(Entries with chart source code)
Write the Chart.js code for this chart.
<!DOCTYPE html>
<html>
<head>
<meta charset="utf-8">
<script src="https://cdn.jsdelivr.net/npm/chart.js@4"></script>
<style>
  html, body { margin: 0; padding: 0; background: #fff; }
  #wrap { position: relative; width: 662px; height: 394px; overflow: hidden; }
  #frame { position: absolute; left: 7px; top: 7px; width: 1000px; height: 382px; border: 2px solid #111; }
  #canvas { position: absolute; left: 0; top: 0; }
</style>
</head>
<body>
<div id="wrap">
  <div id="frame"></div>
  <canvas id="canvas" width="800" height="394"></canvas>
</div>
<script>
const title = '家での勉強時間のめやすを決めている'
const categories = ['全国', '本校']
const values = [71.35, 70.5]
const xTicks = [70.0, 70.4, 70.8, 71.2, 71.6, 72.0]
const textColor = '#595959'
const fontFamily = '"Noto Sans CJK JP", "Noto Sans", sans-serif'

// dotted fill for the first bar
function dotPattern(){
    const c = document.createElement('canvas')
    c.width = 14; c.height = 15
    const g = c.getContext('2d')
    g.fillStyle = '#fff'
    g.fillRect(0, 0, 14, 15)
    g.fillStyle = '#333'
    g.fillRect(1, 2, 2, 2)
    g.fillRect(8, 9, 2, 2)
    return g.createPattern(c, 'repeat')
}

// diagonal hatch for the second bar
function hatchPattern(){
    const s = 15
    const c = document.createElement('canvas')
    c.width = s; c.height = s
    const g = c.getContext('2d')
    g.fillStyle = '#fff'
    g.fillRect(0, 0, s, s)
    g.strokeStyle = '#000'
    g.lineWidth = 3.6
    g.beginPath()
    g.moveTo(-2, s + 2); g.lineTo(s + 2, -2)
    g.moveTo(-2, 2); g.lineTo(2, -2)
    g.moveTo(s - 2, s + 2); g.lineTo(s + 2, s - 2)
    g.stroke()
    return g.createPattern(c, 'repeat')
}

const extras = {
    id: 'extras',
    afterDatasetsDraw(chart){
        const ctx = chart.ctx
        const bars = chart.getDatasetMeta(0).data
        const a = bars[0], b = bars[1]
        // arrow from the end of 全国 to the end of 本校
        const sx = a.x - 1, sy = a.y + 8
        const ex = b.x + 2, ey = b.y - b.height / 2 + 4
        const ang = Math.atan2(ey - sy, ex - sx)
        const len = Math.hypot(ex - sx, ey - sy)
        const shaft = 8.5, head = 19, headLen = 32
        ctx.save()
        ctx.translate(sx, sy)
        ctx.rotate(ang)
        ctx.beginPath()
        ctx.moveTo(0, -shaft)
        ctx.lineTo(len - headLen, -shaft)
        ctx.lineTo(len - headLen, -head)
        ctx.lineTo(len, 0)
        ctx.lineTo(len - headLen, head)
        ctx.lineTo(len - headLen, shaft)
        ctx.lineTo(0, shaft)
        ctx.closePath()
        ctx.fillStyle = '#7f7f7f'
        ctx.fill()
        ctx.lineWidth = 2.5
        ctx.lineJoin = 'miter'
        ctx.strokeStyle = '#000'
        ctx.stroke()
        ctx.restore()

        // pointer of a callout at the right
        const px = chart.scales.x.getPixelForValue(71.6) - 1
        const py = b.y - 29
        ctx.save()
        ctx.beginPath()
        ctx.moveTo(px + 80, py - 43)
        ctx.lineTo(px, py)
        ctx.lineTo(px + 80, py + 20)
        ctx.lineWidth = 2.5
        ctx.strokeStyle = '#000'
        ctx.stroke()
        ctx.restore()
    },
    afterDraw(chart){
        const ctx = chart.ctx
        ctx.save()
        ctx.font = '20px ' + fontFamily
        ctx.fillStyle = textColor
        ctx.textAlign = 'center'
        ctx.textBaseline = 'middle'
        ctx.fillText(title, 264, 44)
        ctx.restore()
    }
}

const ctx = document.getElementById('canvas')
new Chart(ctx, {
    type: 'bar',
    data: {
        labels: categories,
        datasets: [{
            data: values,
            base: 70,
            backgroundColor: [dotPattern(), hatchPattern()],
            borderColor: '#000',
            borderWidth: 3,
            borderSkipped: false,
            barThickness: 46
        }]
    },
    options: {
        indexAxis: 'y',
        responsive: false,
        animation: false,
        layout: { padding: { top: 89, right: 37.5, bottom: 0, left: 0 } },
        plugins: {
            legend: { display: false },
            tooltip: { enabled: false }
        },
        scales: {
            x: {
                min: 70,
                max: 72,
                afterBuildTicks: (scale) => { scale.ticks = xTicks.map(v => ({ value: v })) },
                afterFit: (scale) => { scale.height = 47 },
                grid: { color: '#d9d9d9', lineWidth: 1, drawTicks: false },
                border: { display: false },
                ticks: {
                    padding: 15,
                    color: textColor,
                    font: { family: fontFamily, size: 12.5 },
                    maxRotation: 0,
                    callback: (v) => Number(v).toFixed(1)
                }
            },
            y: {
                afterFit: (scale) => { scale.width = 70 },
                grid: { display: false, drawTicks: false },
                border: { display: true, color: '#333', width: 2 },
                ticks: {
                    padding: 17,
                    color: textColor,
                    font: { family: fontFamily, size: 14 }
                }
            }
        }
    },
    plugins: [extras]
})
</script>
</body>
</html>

...

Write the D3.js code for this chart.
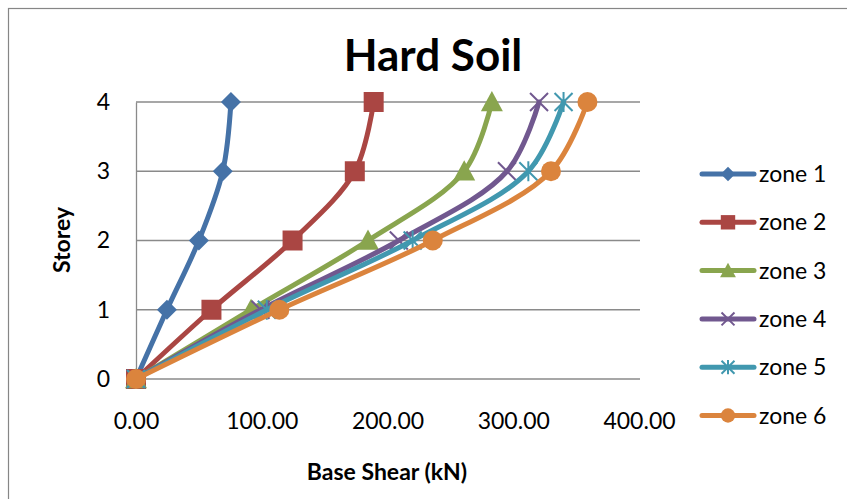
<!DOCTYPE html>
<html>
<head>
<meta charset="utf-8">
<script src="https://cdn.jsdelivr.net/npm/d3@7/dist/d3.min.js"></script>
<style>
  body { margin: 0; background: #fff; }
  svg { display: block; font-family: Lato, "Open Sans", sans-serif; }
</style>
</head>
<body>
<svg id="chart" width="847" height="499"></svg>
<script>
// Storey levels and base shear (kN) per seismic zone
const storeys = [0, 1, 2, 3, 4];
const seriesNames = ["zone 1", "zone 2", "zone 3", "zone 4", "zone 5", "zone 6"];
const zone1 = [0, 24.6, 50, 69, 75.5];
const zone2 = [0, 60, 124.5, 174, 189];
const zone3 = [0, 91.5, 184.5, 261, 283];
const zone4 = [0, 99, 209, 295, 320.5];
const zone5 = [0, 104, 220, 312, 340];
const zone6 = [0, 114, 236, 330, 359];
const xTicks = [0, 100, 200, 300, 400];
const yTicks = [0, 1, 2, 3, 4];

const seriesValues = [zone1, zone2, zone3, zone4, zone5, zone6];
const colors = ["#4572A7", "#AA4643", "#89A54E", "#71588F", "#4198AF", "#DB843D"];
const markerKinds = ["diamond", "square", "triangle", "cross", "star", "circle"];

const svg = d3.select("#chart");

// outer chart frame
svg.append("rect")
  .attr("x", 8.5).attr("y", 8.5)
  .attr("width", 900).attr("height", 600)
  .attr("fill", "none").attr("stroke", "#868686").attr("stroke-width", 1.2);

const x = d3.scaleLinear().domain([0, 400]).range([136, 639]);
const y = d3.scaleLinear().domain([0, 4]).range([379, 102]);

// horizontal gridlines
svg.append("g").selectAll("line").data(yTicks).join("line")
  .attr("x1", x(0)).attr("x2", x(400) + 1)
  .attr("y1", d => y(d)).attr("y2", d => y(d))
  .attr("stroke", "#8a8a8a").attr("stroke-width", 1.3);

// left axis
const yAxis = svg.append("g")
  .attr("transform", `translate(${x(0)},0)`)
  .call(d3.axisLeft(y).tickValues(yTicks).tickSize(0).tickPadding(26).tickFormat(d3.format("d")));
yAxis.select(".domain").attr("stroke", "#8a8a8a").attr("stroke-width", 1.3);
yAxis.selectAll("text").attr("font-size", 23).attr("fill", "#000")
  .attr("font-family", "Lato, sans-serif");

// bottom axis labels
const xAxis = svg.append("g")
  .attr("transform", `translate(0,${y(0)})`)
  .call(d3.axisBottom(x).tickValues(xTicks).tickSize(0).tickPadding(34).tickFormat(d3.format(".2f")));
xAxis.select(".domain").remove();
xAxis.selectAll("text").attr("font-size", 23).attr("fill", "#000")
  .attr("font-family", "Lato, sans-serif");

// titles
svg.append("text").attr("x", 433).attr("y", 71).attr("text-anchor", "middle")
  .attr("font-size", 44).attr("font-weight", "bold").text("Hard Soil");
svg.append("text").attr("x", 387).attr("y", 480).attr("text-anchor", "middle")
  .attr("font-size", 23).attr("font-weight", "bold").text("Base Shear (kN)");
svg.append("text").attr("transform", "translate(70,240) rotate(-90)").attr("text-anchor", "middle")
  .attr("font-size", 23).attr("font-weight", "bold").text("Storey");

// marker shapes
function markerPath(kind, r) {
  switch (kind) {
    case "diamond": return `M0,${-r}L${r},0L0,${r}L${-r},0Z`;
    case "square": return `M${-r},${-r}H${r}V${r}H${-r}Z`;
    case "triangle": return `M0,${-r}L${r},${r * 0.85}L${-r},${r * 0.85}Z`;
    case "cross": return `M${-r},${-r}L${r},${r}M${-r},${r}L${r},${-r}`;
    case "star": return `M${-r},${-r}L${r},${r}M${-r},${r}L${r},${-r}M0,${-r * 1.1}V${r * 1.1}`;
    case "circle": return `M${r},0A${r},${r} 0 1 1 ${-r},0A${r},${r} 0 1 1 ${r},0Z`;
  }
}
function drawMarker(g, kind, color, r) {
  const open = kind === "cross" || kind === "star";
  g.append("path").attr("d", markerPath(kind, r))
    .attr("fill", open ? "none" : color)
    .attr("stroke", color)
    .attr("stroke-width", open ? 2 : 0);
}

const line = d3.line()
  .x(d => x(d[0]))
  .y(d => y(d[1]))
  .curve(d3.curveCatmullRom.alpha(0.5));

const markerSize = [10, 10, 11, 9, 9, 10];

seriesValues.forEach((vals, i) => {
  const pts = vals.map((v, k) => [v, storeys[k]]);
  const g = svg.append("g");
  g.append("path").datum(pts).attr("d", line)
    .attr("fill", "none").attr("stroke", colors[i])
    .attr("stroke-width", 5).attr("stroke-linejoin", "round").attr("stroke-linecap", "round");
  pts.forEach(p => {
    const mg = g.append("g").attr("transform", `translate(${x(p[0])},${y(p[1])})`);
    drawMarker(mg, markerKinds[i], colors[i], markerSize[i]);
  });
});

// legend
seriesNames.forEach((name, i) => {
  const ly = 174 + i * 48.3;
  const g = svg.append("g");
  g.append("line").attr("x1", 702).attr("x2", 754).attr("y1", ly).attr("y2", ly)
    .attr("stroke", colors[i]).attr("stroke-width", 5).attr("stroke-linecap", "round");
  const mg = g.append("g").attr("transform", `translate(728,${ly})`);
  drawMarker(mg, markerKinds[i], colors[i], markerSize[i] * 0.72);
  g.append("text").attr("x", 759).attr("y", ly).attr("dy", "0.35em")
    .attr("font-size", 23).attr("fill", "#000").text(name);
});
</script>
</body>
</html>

◆ WHAT NEEDS TO BE DONE: Give back the exact lines above, running from the one that has "Write the D3.js code for this chart." through the one that has "const yTicks = [0, 1, 2, 3, 4];", with nothing added and no pictures.

◆ RESULT FOR THIS EXERCISE:
Write the D3.js code for this chart.
<!DOCTYPE html>
<html>
<head>
<meta charset="utf-8">
<script src="https://cdn.jsdelivr.net/npm/d3@7/dist/d3.min.js"></script>
<style>
  body { margin: 0; background: #fff; }
  svg { display: block; font-family: Lato, "Open Sans", sans-serif; }
</style>
</head>
<body>
<svg id="chart" width="847" height="499"></svg>
<script>
// Storey levels and base shear (kN) per seismic zone
const storeys = [0, 1, 2, 3, 4];
const seriesNames = ["zone 1", "zone 2", "zone 3", "zone 4", "zone 5", "zone 6"];
const zone1 = [0, 24.6, 50, 69, 75.5];
const zone2 = [0, 60, 124.5, 174, 189];
const zone3 = [0, 91.5, 184.5, 261, 283];
const zone4 = [0, 99, 209, 295, 320.5];
const zone5 = [0, 104, 220, 312, 340];
const zone6 = [0, 114, 236, 330, 359];
const xTicks = [0, 100, 200, 300, 400];
const yTicks = [0, 1, 2, 3, 4];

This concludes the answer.